• _EXERCISE DETAILS_:
Word for word, print each line of the listing below; pictures stay out.

——

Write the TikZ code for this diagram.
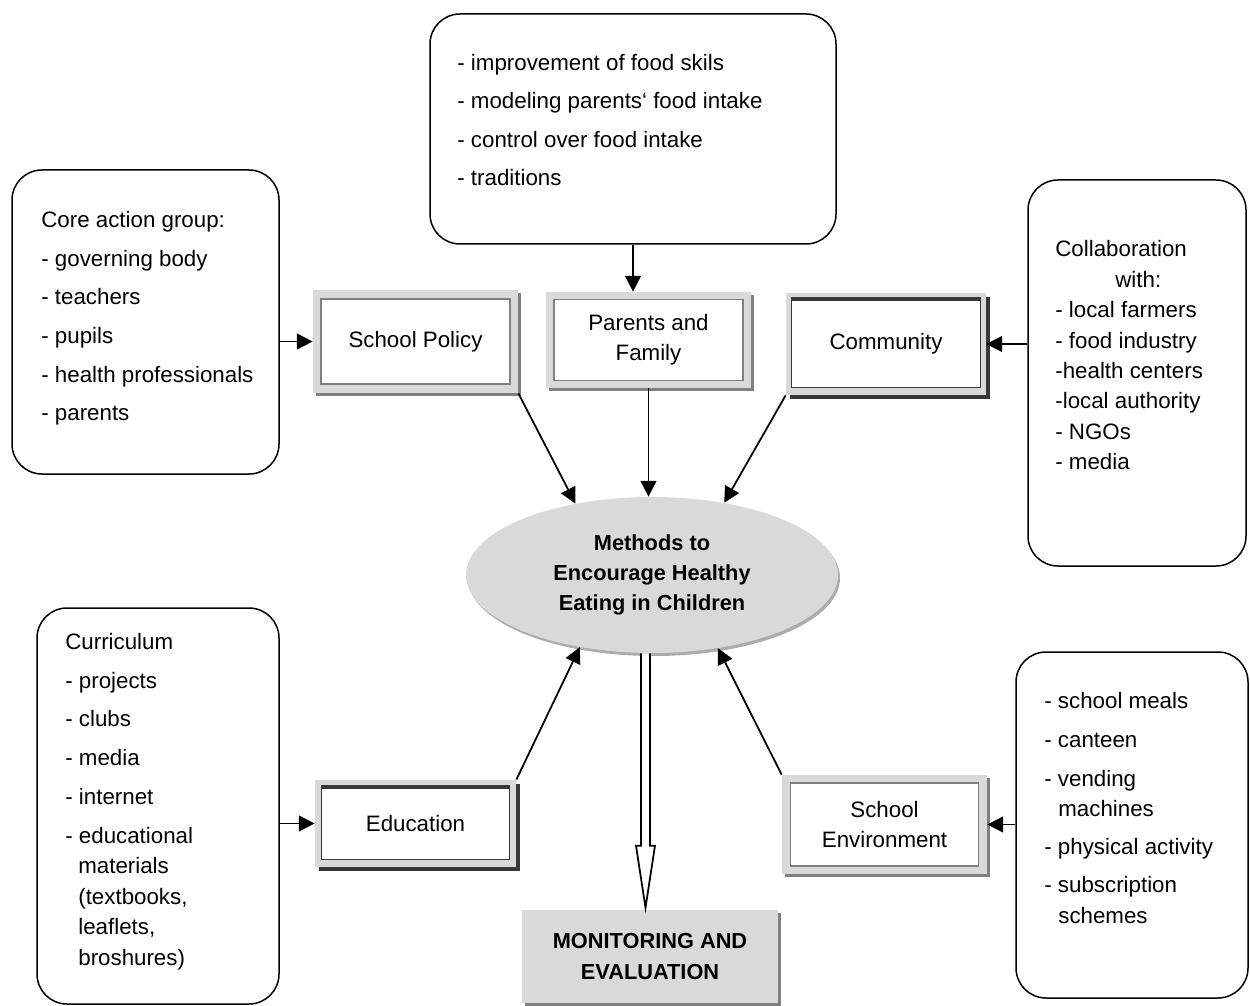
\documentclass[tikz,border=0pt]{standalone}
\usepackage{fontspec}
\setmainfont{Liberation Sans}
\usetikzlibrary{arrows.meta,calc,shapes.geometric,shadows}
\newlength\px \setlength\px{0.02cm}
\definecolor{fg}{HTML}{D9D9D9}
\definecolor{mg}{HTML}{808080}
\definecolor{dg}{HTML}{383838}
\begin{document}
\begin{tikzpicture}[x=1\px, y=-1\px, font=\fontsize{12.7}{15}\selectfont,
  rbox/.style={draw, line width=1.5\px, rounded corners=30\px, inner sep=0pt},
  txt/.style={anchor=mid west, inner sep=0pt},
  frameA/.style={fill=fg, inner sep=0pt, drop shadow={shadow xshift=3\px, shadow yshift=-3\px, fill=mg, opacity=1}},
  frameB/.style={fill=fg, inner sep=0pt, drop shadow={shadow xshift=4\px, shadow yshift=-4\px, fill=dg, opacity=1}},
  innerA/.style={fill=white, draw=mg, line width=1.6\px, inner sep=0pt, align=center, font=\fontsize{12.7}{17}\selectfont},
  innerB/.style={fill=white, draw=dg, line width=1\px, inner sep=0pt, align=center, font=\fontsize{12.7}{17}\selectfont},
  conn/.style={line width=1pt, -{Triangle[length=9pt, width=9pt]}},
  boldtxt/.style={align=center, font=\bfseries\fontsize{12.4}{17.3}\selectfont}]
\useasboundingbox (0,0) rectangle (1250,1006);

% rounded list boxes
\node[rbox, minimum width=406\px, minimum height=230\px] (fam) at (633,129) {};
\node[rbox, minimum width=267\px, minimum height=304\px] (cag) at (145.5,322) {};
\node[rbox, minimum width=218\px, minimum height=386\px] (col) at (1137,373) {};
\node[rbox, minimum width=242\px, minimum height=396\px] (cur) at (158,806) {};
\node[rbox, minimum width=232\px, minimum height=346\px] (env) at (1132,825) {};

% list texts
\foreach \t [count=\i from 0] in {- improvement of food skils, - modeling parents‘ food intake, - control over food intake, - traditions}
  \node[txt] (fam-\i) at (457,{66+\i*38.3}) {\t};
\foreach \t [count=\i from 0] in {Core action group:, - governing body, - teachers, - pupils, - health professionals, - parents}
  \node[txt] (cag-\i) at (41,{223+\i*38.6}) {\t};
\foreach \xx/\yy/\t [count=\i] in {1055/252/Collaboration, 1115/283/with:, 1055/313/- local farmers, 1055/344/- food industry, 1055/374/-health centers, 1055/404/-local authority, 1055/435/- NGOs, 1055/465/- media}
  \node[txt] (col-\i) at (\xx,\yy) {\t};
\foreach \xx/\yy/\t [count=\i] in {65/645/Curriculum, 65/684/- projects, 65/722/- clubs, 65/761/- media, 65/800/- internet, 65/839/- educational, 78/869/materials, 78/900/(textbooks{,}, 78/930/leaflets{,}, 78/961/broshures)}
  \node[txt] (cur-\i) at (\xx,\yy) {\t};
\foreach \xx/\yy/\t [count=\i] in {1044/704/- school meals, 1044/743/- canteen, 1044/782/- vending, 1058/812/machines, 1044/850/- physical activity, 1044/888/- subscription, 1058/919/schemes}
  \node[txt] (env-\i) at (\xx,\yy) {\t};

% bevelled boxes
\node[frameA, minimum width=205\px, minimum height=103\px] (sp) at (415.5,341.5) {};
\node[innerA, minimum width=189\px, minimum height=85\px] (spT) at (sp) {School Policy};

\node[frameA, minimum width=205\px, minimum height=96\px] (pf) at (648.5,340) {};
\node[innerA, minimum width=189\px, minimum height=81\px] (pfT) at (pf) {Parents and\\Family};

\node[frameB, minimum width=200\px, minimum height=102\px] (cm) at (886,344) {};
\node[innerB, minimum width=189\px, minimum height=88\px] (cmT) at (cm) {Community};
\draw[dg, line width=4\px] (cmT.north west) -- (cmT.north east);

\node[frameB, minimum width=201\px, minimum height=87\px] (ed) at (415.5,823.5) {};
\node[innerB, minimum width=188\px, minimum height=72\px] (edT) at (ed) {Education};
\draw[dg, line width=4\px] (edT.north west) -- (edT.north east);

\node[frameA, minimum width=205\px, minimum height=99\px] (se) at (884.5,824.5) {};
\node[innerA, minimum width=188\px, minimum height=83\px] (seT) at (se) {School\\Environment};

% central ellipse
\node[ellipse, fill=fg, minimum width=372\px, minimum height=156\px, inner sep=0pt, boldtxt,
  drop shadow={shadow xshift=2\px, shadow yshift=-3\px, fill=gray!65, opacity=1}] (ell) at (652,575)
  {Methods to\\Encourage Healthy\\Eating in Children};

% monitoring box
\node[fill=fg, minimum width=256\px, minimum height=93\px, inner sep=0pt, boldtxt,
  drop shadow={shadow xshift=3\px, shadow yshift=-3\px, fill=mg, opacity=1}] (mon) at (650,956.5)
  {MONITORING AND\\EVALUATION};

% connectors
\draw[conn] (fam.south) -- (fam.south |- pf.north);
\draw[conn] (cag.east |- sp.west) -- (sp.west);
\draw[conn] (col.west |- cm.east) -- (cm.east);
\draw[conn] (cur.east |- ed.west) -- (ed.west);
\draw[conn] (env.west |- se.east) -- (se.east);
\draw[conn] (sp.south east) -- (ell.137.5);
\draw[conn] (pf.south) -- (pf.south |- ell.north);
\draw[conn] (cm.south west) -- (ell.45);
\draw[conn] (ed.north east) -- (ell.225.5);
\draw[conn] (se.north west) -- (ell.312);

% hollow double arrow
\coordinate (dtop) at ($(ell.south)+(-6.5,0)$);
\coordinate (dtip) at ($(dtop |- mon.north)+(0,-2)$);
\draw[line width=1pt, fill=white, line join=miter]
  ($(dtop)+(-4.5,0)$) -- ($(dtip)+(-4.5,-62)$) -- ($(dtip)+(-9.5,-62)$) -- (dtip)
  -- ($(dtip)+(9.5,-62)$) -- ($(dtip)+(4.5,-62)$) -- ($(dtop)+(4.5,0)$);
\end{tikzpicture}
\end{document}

——

• _SOLUTION FOR THIS PROBLEM_:
Write the TikZ code for this diagram.
\documentclass[tikz,border=0pt]{standalone}
\usepackage{fontspec}
\setmainfont{Liberation Sans}
\usetikzlibrary{arrows.meta,calc,shapes.geometric,shadows}
\newlength\px \setlength\px{0.02cm}
\definecolor{fg}{HTML}{D9D9D9}
\definecolor{mg}{HTML}{808080}
\definecolor{dg}{HTML}{383838}
\begin{document}
\begin{tikzpicture}[x=1\px, y=-1\px, font=\fontsize{12.7}{15}\selectfont,
  rbox/.style={draw, line width=1.5\px, rounded corners=30\px, inner sep=0pt},
  txt/.style={anchor=mid west, inner sep=0pt},
  frameA/.style={fill=fg, inner sep=0pt, drop shadow={shadow xshift=3\px, shadow yshift=-3\px, fill=mg, opacity=1}},
  frameB/.style={fill=fg, inner sep=0pt, drop shadow={shadow xshift=4\px, shadow yshift=-4\px, fill=dg, opacity=1}},
  innerA/.style={fill=white, draw=mg, line width=1.6\px, inner sep=0pt, align=center, font=\fontsize{12.7}{17}\selectfont},
  innerB/.style={fill=white, draw=dg, line width=1\px, inner sep=0pt, align=center, font=\fontsize{12.7}{17}\selectfont},
  conn/.style={line width=1pt, -{Triangle[length=9pt, width=9pt]}},
  boldtxt/.style={align=center, font=\bfseries\fontsize{12.4}{17.3}\selectfont}]
\useasboundingbox (0,0) rectangle (1250,1006);

% rounded list boxes
\node[rbox, minimum width=406\px, minimum height=230\px] (fam) at (633,129) {};
\node[rbox, minimum width=267\px, minimum height=304\px] (cag) at (145.5,322) {};
\node[rbox, minimum width=218\px, minimum height=386\px] (col) at (1137,373) {};
\node[rbox, minimum width=242\px, minimum height=396\px] (cur) at (158,806) {};
\node[rbox, minimum width=232\px, minimum height=346\px] (env) at (1132,825) {};

% list texts
\foreach \t [count=\i from 0] in {- improvement of food skils, - modeling parents‘ food intake, - control over food intake, - traditions}
  \node[txt] (fam-\i) at (457,{66+\i*38.3}) {\t};
\foreach \t [count=\i from 0] in {Core action group:, - governing body, - teachers, - pupils, - health professionals, - parents}
  \node[txt] (cag-\i) at (41,{223+\i*38.6}) {\t};
\foreach \xx/\yy/\t [count=\i] in {1055/252/Collaboration, 1115/283/with:, 1055/313/- local farmers, 1055/344/- food industry, 1055/374/-health centers, 1055/404/-local authority, 1055/435/- NGOs, 1055/465/- media}
  \node[txt] (col-\i) at (\xx,\yy) {\t};
\foreach \xx/\yy/\t [count=\i] in {65/645/Curriculum, 65/684/- projects, 65/722/- clubs, 65/761/- media, 65/800/- internet, 65/839/- educational, 78/869/materials, 78/900/(textbooks{,}, 78/930/leaflets{,}, 78/961/broshures)}
  \node[txt] (cur-\i) at (\xx,\yy) {\t};
\foreach \xx/\yy/\t [count=\i] in {1044/704/- school meals, 1044/743/- canteen, 1044/782/- vending, 1058/812/machines, 1044/850/- physical activity, 1044/888/- subscription, 1058/919/schemes}
  \node[txt] (env-\i) at (\xx,\yy) {\t};

% bevelled boxes
\node[frameA, minimum width=205\px, minimum height=103\px] (sp) at (415.5,341.5) {};
\node[innerA, minimum width=189\px, minimum height=85\px] (spT) at (sp) {School Policy};

\node[frameA, minimum width=205\px, minimum height=96\px] (pf) at (648.5,340) {};
\node[innerA, minimum width=189\px, minimum height=81\px] (pfT) at (pf) {Parents and\\Family};

\node[frameB, minimum width=200\px, minimum height=102\px] (cm) at (886,344) {};
\node[innerB, minimum width=189\px, minimum height=88\px] (cmT) at (cm) {Community};
\draw[dg, line width=4\px] (cmT.north west) -- (cmT.north east);

\node[frameB, minimum width=201\px, minimum height=87\px] (ed) at (415.5,823.5) {};
\node[innerB, minimum width=188\px, minimum height=72\px] (edT) at (ed) {Education};
\draw[dg, line width=4\px] (edT.north west) -- (edT.north east);

\node[frameA, minimum width=205\px, minimum height=99\px] (se) at (884.5,824.5) {};
\node[innerA, minimum width=188\px, minimum height=83\px] (seT) at (se) {School\\Environment};

% central ellipse
\node[ellipse, fill=fg, minimum width=372\px, minimum height=156\px, inner sep=0pt, boldtxt,
  drop shadow={shadow xshift=2\px, shadow yshift=-3\px, fill=gray!65, opacity=1}] (ell) at (652,575)
  {Methods to\\Encourage Healthy\\Eating in Children};

% monitoring box
\node[fill=fg, minimum width=256\px, minimum height=93\px, inner sep=0pt, boldtxt,
  drop shadow={shadow xshift=3\px, shadow yshift=-3\px, fill=mg, opacity=1}] (mon) at (650,956.5)
  {MONITORING AND\\EVALUATION};

% connectors
\draw[conn] (fam.south) -- (fam.south |- pf.north);
\draw[conn] (cag.east |- sp.west) -- (sp.west);
\draw[conn] (col.west |- cm.east) -- (cm.east);
\draw[conn] (cur.east |- ed.west) -- (ed.west);
\draw[conn] (env.west |- se.east) -- (se.east);
\draw[conn] (sp.south east) -- (ell.137.5);
\draw[conn] (pf.south) -- (pf.south |- ell.north);
\draw[conn] (cm.south west) -- (ell.45);
\draw[conn] (ed.north east) -- (ell.225.5);
\draw[conn] (se.north west) -- (ell.312);

% hollow double arrow
\coordinate (dtop) at ($(ell.south)+(-6.5,0)$);
\coordinate (dtip) at ($(dtop |- mon.north)+(0,-2)$);
\draw[line width=1pt, fill=white, line join=miter]
  ($(dtop)+(-4.5,0)$) -- ($(dtip)+(-4.5,-62)$) -- ($(dtip)+(-9.5,-62)$) -- (dtip)
  -- ($(dtip)+(9.5,-62)$) -- ($(dtip)+(4.5,-62)$) -- ($(dtop)+(4.5,0)$);
\end{tikzpicture}
\end{document}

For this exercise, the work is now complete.